**WHAT IS BEING ASKED:** Go through the material and write it all out exactly, minus the pictures.

**COLLECTED DATA:**
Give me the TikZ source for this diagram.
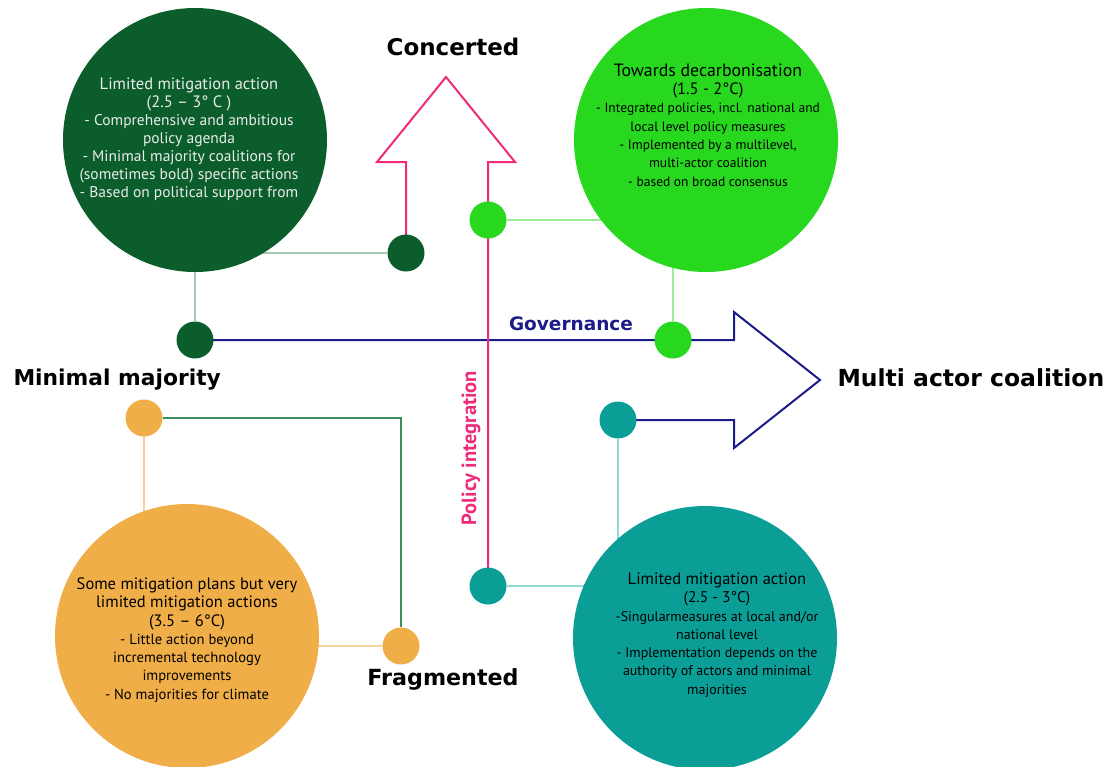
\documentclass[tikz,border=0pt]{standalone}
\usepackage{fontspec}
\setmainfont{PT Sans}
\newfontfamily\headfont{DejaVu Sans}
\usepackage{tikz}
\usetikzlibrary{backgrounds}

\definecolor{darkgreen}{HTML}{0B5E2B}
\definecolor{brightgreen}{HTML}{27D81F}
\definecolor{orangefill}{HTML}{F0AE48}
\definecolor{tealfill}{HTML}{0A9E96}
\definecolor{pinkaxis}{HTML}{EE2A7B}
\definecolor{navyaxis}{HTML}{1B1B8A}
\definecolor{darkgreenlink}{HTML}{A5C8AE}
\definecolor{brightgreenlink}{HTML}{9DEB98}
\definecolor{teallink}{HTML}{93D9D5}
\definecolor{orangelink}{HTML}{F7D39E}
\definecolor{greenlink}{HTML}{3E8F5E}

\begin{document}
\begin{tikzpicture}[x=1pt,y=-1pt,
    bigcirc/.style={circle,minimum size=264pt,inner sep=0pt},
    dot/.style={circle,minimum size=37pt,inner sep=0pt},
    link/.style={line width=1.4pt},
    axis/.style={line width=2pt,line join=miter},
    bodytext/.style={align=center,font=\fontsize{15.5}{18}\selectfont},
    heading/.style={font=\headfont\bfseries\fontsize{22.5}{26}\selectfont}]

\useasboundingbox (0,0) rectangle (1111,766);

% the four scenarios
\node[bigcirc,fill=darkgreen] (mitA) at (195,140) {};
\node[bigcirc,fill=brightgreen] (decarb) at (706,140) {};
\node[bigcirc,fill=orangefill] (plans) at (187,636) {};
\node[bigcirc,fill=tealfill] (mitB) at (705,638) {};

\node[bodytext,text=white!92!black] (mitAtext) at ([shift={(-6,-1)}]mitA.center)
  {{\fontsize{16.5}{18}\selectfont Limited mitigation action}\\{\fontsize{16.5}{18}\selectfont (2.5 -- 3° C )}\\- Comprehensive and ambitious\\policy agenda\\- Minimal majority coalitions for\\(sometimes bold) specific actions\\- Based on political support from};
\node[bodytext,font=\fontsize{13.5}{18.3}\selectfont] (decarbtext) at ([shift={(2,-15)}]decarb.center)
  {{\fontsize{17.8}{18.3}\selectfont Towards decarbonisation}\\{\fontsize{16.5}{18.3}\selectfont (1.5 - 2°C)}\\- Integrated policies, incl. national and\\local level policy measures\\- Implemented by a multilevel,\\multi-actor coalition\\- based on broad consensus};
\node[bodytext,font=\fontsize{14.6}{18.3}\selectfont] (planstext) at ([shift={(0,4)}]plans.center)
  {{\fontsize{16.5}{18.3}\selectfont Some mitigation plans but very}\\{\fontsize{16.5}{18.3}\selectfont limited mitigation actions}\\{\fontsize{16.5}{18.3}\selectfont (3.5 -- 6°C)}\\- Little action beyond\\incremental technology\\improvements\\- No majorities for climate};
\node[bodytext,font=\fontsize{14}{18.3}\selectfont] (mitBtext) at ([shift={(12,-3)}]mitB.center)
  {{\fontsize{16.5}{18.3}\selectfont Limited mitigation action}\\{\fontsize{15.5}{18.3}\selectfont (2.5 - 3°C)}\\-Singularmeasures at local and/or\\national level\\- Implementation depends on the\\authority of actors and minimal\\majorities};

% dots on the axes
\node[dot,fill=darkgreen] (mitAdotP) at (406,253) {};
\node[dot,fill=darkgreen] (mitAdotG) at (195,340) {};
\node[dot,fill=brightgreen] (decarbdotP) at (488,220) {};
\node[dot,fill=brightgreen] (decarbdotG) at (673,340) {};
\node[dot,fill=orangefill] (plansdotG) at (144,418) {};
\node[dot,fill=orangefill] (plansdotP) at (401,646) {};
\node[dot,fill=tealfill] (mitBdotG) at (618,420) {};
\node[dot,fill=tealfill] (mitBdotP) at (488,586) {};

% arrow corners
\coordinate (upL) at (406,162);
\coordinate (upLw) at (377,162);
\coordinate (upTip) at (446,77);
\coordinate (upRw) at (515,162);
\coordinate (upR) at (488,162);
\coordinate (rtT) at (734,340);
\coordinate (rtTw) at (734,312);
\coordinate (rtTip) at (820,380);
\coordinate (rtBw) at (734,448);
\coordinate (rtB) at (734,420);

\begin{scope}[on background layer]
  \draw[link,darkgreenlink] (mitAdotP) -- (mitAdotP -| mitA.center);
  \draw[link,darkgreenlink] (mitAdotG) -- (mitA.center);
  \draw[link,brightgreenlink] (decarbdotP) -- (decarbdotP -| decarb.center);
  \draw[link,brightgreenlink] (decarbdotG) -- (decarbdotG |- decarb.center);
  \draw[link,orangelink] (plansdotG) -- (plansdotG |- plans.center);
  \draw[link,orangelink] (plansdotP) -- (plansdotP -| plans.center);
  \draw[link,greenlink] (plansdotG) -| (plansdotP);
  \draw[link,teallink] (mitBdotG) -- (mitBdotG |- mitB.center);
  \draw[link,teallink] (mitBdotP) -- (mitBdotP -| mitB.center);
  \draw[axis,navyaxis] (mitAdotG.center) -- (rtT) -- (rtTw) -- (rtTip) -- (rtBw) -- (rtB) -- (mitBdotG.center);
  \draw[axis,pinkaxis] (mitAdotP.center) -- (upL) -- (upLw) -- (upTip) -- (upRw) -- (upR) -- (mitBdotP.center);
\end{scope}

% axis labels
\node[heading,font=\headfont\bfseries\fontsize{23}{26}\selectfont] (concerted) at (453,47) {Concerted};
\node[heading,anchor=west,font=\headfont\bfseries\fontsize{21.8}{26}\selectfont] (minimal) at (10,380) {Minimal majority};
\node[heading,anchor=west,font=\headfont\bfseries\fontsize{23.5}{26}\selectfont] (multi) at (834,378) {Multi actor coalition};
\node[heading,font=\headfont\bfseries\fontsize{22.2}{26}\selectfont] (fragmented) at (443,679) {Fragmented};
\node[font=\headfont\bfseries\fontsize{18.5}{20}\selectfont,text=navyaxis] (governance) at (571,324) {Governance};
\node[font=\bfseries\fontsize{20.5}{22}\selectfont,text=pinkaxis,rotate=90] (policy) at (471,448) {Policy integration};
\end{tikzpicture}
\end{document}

**OUTPUT OF THE EXERCISE:**
Give me the TikZ source for this diagram.
\documentclass[tikz,border=0pt]{standalone}
\usepackage{fontspec}
\setmainfont{PT Sans}
\newfontfamily\headfont{DejaVu Sans}
\usepackage{tikz}
\usetikzlibrary{backgrounds}

\definecolor{darkgreen}{HTML}{0B5E2B}
\definecolor{brightgreen}{HTML}{27D81F}
\definecolor{orangefill}{HTML}{F0AE48}
\definecolor{tealfill}{HTML}{0A9E96}
\definecolor{pinkaxis}{HTML}{EE2A7B}
\definecolor{navyaxis}{HTML}{1B1B8A}
\definecolor{darkgreenlink}{HTML}{A5C8AE}
\definecolor{brightgreenlink}{HTML}{9DEB98}
\definecolor{teallink}{HTML}{93D9D5}
\definecolor{orangelink}{HTML}{F7D39E}
\definecolor{greenlink}{HTML}{3E8F5E}

\begin{document}
\begin{tikzpicture}[x=1pt,y=-1pt,
    bigcirc/.style={circle,minimum size=264pt,inner sep=0pt},
    dot/.style={circle,minimum size=37pt,inner sep=0pt},
    link/.style={line width=1.4pt},
    axis/.style={line width=2pt,line join=miter},
    bodytext/.style={align=center,font=\fontsize{15.5}{18}\selectfont},
    heading/.style={font=\headfont\bfseries\fontsize{22.5}{26}\selectfont}]

\useasboundingbox (0,0) rectangle (1111,766);

% the four scenarios
\node[bigcirc,fill=darkgreen] (mitA) at (195,140) {};
\node[bigcirc,fill=brightgreen] (decarb) at (706,140) {};
\node[bigcirc,fill=orangefill] (plans) at (187,636) {};
\node[bigcirc,fill=tealfill] (mitB) at (705,638) {};

\node[bodytext,text=white!92!black] (mitAtext) at ([shift={(-6,-1)}]mitA.center)
  {{\fontsize{16.5}{18}\selectfont Limited mitigation action}\\{\fontsize{16.5}{18}\selectfont (2.5 -- 3° C )}\\- Comprehensive and ambitious\\policy agenda\\- Minimal majority coalitions for\\(sometimes bold) specific actions\\- Based on political support from};
\node[bodytext,font=\fontsize{13.5}{18.3}\selectfont] (decarbtext) at ([shift={(2,-15)}]decarb.center)
  {{\fontsize{17.8}{18.3}\selectfont Towards decarbonisation}\\{\fontsize{16.5}{18.3}\selectfont (1.5 - 2°C)}\\- Integrated policies, incl. national and\\local level policy measures\\- Implemented by a multilevel,\\multi-actor coalition\\- based on broad consensus};
\node[bodytext,font=\fontsize{14.6}{18.3}\selectfont] (planstext) at ([shift={(0,4)}]plans.center)
  {{\fontsize{16.5}{18.3}\selectfont Some mitigation plans but very}\\{\fontsize{16.5}{18.3}\selectfont limited mitigation actions}\\{\fontsize{16.5}{18.3}\selectfont (3.5 -- 6°C)}\\- Little action beyond\\incremental technology\\improvements\\- No majorities for climate};
\node[bodytext,font=\fontsize{14}{18.3}\selectfont] (mitBtext) at ([shift={(12,-3)}]mitB.center)
  {{\fontsize{16.5}{18.3}\selectfont Limited mitigation action}\\{\fontsize{15.5}{18.3}\selectfont (2.5 - 3°C)}\\-Singularmeasures at local and/or\\national level\\- Implementation depends on the\\authority of actors and minimal\\majorities};

% dots on the axes
\node[dot,fill=darkgreen] (mitAdotP) at (406,253) {};
\node[dot,fill=darkgreen] (mitAdotG) at (195,340) {};
\node[dot,fill=brightgreen] (decarbdotP) at (488,220) {};
\node[dot,fill=brightgreen] (decarbdotG) at (673,340) {};
\node[dot,fill=orangefill] (plansdotG) at (144,418) {};
\node[dot,fill=orangefill] (plansdotP) at (401,646) {};
\node[dot,fill=tealfill] (mitBdotG) at (618,420) {};
\node[dot,fill=tealfill] (mitBdotP) at (488,586) {};

% arrow corners
\coordinate (upL) at (406,162);
\coordinate (upLw) at (377,162);
\coordinate (upTip) at (446,77);
\coordinate (upRw) at (515,162);
\coordinate (upR) at (488,162);
\coordinate (rtT) at (734,340);
\coordinate (rtTw) at (734,312);
\coordinate (rtTip) at (820,380);
\coordinate (rtBw) at (734,448);
\coordinate (rtB) at (734,420);

\begin{scope}[on background layer]
  \draw[link,darkgreenlink] (mitAdotP) -- (mitAdotP -| mitA.center);
  \draw[link,darkgreenlink] (mitAdotG) -- (mitA.center);
  \draw[link,brightgreenlink] (decarbdotP) -- (decarbdotP -| decarb.center);
  \draw[link,brightgreenlink] (decarbdotG) -- (decarbdotG |- decarb.center);
  \draw[link,orangelink] (plansdotG) -- (plansdotG |- plans.center);
  \draw[link,orangelink] (plansdotP) -- (plansdotP -| plans.center);
  \draw[link,greenlink] (plansdotG) -| (plansdotP);
  \draw[link,teallink] (mitBdotG) -- (mitBdotG |- mitB.center);
  \draw[link,teallink] (mitBdotP) -- (mitBdotP -| mitB.center);
  \draw[axis,navyaxis] (mitAdotG.center) -- (rtT) -- (rtTw) -- (rtTip) -- (rtBw) -- (rtB) -- (mitBdotG.center);
  \draw[axis,pinkaxis] (mitAdotP.center) -- (upL) -- (upLw) -- (upTip) -- (upRw) -- (upR) -- (mitBdotP.center);
\end{scope}

% axis labels
\node[heading,font=\headfont\bfseries\fontsize{23}{26}\selectfont] (concerted) at (453,47) {Concerted};
\node[heading,anchor=west,font=\headfont\bfseries\fontsize{21.8}{26}\selectfont] (minimal) at (10,380) {Minimal majority};
\node[heading,anchor=west,font=\headfont\bfseries\fontsize{23.5}{26}\selectfont] (multi) at (834,378) {Multi actor coalition};
\node[heading,font=\headfont\bfseries\fontsize{22.2}{26}\selectfont] (fragmented) at (443,679) {Fragmented};
\node[font=\headfont\bfseries\fontsize{18.5}{20}\selectfont,text=navyaxis] (governance) at (571,324) {Governance};
\node[font=\bfseries\fontsize{20.5}{22}\selectfont,text=pinkaxis,rotate=90] (policy) at (471,448) {Policy integration};
\end{tikzpicture}
\end{document}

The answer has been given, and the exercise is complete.